» **Your goal**:
Give the listing again character for character, but drop the images.
========================
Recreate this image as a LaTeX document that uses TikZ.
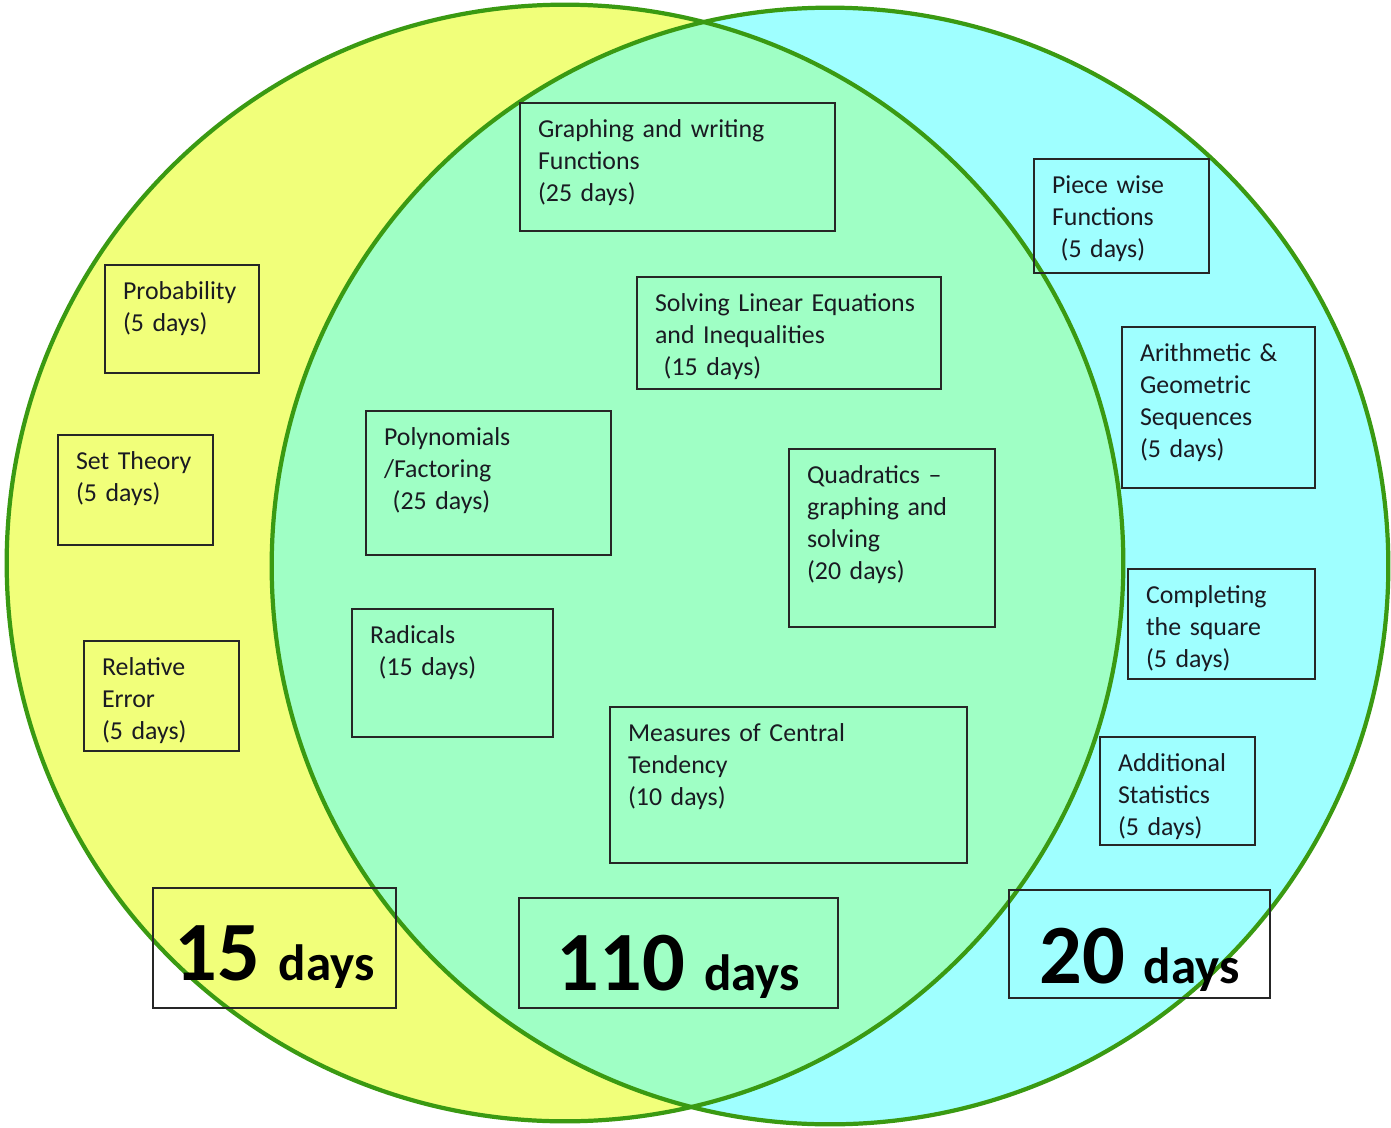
\documentclass[tikz,border=0pt]{standalone}
\usepackage{fontspec}
\setmainfont{Carlito}
\usepackage{tikz}
\usetikzlibrary{positioning}

\definecolor{vyellow}{HTML}{F1FF7A}
\definecolor{vcyan}{HTML}{9FFFFF}
\definecolor{vgreen}{HTML}{9FFFC5}
\definecolor{vline}{HTML}{3A9A12}
\definecolor{vtext}{HTML}{1A1A22}

\begin{document}
\begin{tikzpicture}[x=0.01cm,y=-0.01cm,
  topic/.style={draw=black!85,line width=0.6pt,anchor=north west,align=left,
    inner xsep=0.18cm,inner ysep=0pt,text height=0.34cm,text=vtext,
    font=\fontsize{7.35}{9.1}\selectfont},
  total/.style={draw=black!85,line width=0.6pt,inner sep=0pt,text depth=0pt,text=black,
    font=\fontsize{24}{24}\selectfont\bfseries},
  ring/.style={vline,line width=1.2pt}]
\useasboundingbox (0,0) rectangle (1391,1127);
% the two sets
\fill[vyellow] (565,563) circle[radius=5.58cm];
\fill[vcyan] (830,566) circle[radius=5.58cm];
\begin{scope}
\clip (565,563) circle[radius=5.58cm];
\fill[vgreen] (830,566) circle[radius=5.58cm];
\end{scope}
\draw[ring] (565,563) circle[radius=5.58cm];
\draw[ring] (830,566) circle[radius=5.58cm];

% left only
\node[topic,text width=1.18cm,text depth=0.74cm] (prob) at (104,264) {Probability\\(5 days)};
\node[topic,text width=1.19cm,text depth=0.76cm] (settheory) at (57,434) {Set Theory\\(5 days)};
\node[topic,text width=1.19cm,text depth=0.76cm] (relerr) at (83,640) {Relative\\Error\\(5 days)};

% both
\node[topic,text width=2.79cm,text depth=0.94cm] (graphing) at (519,102) {Graphing and writing\\Functions\\(25 days)};
\node[topic,text width=2.68cm,text depth=0.78cm] (solving) at (636,276) {Solving Linear Equations\\and Inequalities\\\ (15 days)};
\node[topic,text width=2.09cm,text depth=1.10cm] (poly) at (365,410) {Polynomials\\/Factoring\\\ (25 days)};
\node[topic,text width=1.70cm,text depth=1.44cm] (quad) at (788,448) {Quadratics --\\graphing and\\solving\\(20 days)};
\node[topic,text width=1.65cm,text depth=0.94cm] (radicals) at (351,608) {Radicals\\\ (15 days)};
\node[topic,text width=3.21cm,text depth=1.22cm] (measures) at (609,706) {Measures of Central\\Tendency\\(10 days)};

% right only
\node[topic,text width=1.39cm,text depth=0.80cm] (piecewise) at (1033,158) {Piece wise\\Functions\\\ (5 days)};
\node[topic,text width=1.57cm,text depth=1.27cm] (seq) at (1121,326) {Arithmetic \&\\Geometric\\Sequences\\(5 days)};
\node[topic,text width=1.51cm,text depth=0.76cm] (square) at (1127,568) {Completing\\the square\\(5 days)};
\node[topic,text width=1.19cm,text depth=0.74cm] (stats) at (1099,736) {Additional\\Statistics\\(5 days)};

% totals
\node[total,minimum width=2.43cm,minimum height=1.20cm,text height=0.64cm] (leftdays) at (274.5,948) {15 {\fontsize{14.5}{14.5}\selectfont days}};
\node[total,minimum width=3.19cm,minimum height=1.10cm,text height=0.74cm] (middays) at (678.5,953) {110 {\fontsize{14.5}{14.5}\selectfont days}};
\node[total,minimum width=2.61cm,minimum height=1.08cm,text height=0.78cm] (rightdays) at (1139.5,944) {20 {\fontsize{14.5}{14.5}\selectfont days}};
\end{tikzpicture}
\end{document}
========================
» **Answer to this problem**:
Recreate this image as a LaTeX document that uses TikZ.
\documentclass[tikz,border=0pt]{standalone}
\usepackage{fontspec}
\setmainfont{Carlito}
\usepackage{tikz}
\usetikzlibrary{positioning}

\definecolor{vyellow}{HTML}{F1FF7A}
\definecolor{vcyan}{HTML}{9FFFFF}
\definecolor{vgreen}{HTML}{9FFFC5}
\definecolor{vline}{HTML}{3A9A12}
\definecolor{vtext}{HTML}{1A1A22}

\begin{document}
\begin{tikzpicture}[x=0.01cm,y=-0.01cm,
  topic/.style={draw=black!85,line width=0.6pt,anchor=north west,align=left,
    inner xsep=0.18cm,inner ysep=0pt,text height=0.34cm,text=vtext,
    font=\fontsize{7.35}{9.1}\selectfont},
  total/.style={draw=black!85,line width=0.6pt,inner sep=0pt,text depth=0pt,text=black,
    font=\fontsize{24}{24}\selectfont\bfseries},
  ring/.style={vline,line width=1.2pt}]
\useasboundingbox (0,0) rectangle (1391,1127);
% the two sets
\fill[vyellow] (565,563) circle[radius=5.58cm];
\fill[vcyan] (830,566) circle[radius=5.58cm];
\begin{scope}
\clip (565,563) circle[radius=5.58cm];
\fill[vgreen] (830,566) circle[radius=5.58cm];
\end{scope}
\draw[ring] (565,563) circle[radius=5.58cm];
\draw[ring] (830,566) circle[radius=5.58cm];

% left only
\node[topic,text width=1.18cm,text depth=0.74cm] (prob) at (104,264) {Probability\\(5 days)};
\node[topic,text width=1.19cm,text depth=0.76cm] (settheory) at (57,434) {Set Theory\\(5 days)};
\node[topic,text width=1.19cm,text depth=0.76cm] (relerr) at (83,640) {Relative\\Error\\(5 days)};

% both
\node[topic,text width=2.79cm,text depth=0.94cm] (graphing) at (519,102) {Graphing and writing\\Functions\\(25 days)};
\node[topic,text width=2.68cm,text depth=0.78cm] (solving) at (636,276) {Solving Linear Equations\\and Inequalities\\\ (15 days)};
\node[topic,text width=2.09cm,text depth=1.10cm] (poly) at (365,410) {Polynomials\\/Factoring\\\ (25 days)};
\node[topic,text width=1.70cm,text depth=1.44cm] (quad) at (788,448) {Quadratics --\\graphing and\\solving\\(20 days)};
\node[topic,text width=1.65cm,text depth=0.94cm] (radicals) at (351,608) {Radicals\\\ (15 days)};
\node[topic,text width=3.21cm,text depth=1.22cm] (measures) at (609,706) {Measures of Central\\Tendency\\(10 days)};

% right only
\node[topic,text width=1.39cm,text depth=0.80cm] (piecewise) at (1033,158) {Piece wise\\Functions\\\ (5 days)};
\node[topic,text width=1.57cm,text depth=1.27cm] (seq) at (1121,326) {Arithmetic \&\\Geometric\\Sequences\\(5 days)};
\node[topic,text width=1.51cm,text depth=0.76cm] (square) at (1127,568) {Completing\\the square\\(5 days)};
\node[topic,text width=1.19cm,text depth=0.74cm] (stats) at (1099,736) {Additional\\Statistics\\(5 days)};

% totals
\node[total,minimum width=2.43cm,minimum height=1.20cm,text height=0.64cm] (leftdays) at (274.5,948) {15 {\fontsize{14.5}{14.5}\selectfont days}};
\node[total,minimum width=3.19cm,minimum height=1.10cm,text height=0.74cm] (middays) at (678.5,953) {110 {\fontsize{14.5}{14.5}\selectfont days}};
\node[total,minimum width=2.61cm,minimum height=1.08cm,text height=0.78cm] (rightdays) at (1139.5,944) {20 {\fontsize{14.5}{14.5}\selectfont days}};
\end{tikzpicture}
\end{document}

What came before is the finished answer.